● Set problem:
Select and reproduce each line of the listing below that bears the string "this".

[Records excerpted from a collection]
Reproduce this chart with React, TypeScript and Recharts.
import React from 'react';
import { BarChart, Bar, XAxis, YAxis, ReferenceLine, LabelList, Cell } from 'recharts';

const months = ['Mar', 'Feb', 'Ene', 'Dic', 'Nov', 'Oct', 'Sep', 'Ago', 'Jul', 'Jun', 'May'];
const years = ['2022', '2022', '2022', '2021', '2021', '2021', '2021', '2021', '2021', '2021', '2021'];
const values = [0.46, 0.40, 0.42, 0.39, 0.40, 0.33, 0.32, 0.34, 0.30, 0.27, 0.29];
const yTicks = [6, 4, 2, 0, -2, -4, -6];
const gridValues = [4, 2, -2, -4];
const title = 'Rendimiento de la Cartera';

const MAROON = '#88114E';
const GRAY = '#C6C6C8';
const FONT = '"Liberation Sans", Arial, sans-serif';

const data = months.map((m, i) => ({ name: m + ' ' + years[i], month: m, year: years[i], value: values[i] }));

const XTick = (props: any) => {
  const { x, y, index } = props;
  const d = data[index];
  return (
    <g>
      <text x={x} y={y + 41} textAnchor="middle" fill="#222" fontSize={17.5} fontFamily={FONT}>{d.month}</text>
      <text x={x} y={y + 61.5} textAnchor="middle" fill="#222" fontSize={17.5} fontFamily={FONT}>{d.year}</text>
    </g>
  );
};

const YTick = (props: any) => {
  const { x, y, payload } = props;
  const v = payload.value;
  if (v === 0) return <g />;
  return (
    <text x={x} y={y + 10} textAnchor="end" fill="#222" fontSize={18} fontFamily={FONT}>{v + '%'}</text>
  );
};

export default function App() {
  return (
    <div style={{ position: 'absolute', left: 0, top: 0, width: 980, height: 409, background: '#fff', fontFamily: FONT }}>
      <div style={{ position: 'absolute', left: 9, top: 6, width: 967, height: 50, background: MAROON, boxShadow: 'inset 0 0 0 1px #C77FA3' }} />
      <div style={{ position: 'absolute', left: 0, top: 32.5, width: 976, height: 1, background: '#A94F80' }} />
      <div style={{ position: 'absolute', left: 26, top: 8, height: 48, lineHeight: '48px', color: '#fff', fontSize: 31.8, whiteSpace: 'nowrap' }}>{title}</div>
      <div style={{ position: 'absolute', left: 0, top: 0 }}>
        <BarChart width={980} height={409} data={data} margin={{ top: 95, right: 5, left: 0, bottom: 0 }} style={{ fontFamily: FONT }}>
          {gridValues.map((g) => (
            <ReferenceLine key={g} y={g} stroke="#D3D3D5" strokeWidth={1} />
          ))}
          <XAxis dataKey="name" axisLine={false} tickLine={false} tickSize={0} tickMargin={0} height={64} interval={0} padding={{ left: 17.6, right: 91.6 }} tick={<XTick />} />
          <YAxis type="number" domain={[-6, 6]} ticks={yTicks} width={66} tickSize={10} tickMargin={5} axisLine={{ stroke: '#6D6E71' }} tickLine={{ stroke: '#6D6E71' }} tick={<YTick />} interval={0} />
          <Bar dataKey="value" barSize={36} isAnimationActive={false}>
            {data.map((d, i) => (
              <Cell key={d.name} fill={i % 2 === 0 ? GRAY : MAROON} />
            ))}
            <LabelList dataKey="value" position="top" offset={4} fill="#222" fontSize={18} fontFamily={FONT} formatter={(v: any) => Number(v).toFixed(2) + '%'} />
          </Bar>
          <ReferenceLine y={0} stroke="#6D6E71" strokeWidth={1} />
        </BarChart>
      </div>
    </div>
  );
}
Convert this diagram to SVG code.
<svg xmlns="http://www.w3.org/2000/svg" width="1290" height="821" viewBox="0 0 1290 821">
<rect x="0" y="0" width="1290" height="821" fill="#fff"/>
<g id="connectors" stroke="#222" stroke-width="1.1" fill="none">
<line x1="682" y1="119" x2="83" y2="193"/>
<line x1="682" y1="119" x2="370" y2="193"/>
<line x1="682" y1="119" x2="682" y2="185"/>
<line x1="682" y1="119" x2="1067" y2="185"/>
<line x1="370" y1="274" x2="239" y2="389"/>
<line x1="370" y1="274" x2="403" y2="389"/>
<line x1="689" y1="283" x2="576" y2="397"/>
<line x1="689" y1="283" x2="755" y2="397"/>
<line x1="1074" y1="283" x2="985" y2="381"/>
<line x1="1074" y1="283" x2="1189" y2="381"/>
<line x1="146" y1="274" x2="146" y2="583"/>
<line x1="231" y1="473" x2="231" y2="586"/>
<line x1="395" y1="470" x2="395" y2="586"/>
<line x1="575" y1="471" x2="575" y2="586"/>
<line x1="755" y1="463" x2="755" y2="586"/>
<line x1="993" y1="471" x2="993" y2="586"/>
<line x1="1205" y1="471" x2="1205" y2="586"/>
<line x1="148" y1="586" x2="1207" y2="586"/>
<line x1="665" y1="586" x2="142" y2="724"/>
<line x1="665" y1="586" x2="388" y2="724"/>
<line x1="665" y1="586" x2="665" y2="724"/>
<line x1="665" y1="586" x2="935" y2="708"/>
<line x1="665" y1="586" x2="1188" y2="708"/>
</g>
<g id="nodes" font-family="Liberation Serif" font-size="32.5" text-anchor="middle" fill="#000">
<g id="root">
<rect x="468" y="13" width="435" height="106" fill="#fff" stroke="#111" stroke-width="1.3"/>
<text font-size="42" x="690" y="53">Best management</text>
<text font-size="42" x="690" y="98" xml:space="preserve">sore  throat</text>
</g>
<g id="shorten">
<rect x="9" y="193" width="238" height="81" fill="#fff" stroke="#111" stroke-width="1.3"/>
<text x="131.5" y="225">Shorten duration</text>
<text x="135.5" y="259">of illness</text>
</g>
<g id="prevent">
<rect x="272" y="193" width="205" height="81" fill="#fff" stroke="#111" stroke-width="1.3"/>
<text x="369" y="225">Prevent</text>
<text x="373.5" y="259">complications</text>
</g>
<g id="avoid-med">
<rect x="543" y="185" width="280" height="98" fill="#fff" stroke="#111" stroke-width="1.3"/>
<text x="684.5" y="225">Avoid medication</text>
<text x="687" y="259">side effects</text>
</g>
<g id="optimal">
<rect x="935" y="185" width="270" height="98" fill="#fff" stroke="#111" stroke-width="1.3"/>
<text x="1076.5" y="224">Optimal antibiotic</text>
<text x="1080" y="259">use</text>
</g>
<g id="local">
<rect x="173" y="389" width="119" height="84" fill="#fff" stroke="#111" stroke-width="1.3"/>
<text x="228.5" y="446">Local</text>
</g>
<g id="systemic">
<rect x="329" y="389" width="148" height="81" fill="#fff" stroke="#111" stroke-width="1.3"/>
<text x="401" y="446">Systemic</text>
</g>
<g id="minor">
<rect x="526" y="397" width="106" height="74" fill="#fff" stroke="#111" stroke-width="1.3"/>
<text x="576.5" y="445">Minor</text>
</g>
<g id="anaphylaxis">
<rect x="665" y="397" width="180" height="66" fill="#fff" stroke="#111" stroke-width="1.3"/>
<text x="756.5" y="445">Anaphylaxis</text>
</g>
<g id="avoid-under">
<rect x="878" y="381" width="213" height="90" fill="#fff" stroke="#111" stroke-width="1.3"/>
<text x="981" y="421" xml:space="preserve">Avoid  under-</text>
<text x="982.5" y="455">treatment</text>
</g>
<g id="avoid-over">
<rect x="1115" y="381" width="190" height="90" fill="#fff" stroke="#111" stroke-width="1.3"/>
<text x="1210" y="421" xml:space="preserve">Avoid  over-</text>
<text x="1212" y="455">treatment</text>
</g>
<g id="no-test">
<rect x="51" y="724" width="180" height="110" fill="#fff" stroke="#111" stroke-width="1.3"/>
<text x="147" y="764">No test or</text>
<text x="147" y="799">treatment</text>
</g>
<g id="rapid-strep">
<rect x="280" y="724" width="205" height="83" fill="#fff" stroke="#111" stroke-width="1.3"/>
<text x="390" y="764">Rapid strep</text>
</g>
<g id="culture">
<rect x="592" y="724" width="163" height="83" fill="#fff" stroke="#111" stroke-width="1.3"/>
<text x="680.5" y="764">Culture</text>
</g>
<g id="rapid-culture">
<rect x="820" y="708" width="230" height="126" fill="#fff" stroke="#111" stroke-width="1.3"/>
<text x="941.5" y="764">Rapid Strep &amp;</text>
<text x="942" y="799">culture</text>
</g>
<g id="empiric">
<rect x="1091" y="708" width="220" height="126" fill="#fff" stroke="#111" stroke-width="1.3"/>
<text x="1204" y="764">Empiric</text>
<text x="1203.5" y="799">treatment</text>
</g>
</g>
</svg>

...

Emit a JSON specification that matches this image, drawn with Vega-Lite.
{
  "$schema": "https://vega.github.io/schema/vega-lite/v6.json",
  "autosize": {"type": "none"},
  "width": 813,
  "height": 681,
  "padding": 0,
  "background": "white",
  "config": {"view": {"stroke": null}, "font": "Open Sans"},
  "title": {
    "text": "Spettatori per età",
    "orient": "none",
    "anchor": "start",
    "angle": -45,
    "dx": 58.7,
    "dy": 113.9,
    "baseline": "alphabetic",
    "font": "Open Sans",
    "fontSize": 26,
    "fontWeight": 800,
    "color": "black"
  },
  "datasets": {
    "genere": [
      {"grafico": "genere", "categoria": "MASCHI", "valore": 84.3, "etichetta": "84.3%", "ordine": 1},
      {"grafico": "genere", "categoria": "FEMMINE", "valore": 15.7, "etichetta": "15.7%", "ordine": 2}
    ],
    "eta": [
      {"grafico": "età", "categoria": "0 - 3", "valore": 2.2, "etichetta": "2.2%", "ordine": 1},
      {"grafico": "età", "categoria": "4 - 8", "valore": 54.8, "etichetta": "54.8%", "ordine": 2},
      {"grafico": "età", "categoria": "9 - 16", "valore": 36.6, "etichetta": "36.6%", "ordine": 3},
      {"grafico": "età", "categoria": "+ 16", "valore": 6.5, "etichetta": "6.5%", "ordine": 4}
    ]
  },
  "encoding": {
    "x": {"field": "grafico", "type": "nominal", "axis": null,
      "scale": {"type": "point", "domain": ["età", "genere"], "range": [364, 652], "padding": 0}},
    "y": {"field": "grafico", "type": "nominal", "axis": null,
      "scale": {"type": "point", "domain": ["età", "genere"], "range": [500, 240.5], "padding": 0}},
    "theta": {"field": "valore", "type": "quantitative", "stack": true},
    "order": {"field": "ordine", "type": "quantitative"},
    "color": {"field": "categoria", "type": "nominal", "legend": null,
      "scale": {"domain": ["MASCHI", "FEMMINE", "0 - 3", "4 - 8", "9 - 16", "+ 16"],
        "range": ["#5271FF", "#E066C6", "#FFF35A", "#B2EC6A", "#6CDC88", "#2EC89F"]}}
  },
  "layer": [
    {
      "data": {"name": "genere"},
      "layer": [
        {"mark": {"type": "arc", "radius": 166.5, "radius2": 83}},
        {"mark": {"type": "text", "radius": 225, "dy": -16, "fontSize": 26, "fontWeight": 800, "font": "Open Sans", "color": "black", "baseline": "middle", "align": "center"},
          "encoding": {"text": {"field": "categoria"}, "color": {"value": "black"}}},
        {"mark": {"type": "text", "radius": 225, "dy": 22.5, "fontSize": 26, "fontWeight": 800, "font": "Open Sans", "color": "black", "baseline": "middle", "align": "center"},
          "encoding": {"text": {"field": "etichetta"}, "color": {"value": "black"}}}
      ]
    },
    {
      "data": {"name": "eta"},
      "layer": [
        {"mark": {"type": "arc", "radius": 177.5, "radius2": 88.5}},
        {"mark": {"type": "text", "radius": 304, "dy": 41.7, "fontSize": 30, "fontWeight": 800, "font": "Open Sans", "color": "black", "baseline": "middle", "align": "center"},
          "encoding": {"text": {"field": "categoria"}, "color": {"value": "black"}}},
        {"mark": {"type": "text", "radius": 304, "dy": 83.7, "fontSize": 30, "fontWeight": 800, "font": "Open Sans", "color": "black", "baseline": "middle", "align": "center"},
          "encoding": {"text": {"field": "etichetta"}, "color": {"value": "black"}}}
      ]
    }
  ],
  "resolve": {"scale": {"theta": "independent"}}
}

● Written response:
Reproduce this chart with React, TypeScript and Recharts.
Convert this diagram to SVG code.
Emit a JSON specification that matches this image, drawn with Vega-Lite.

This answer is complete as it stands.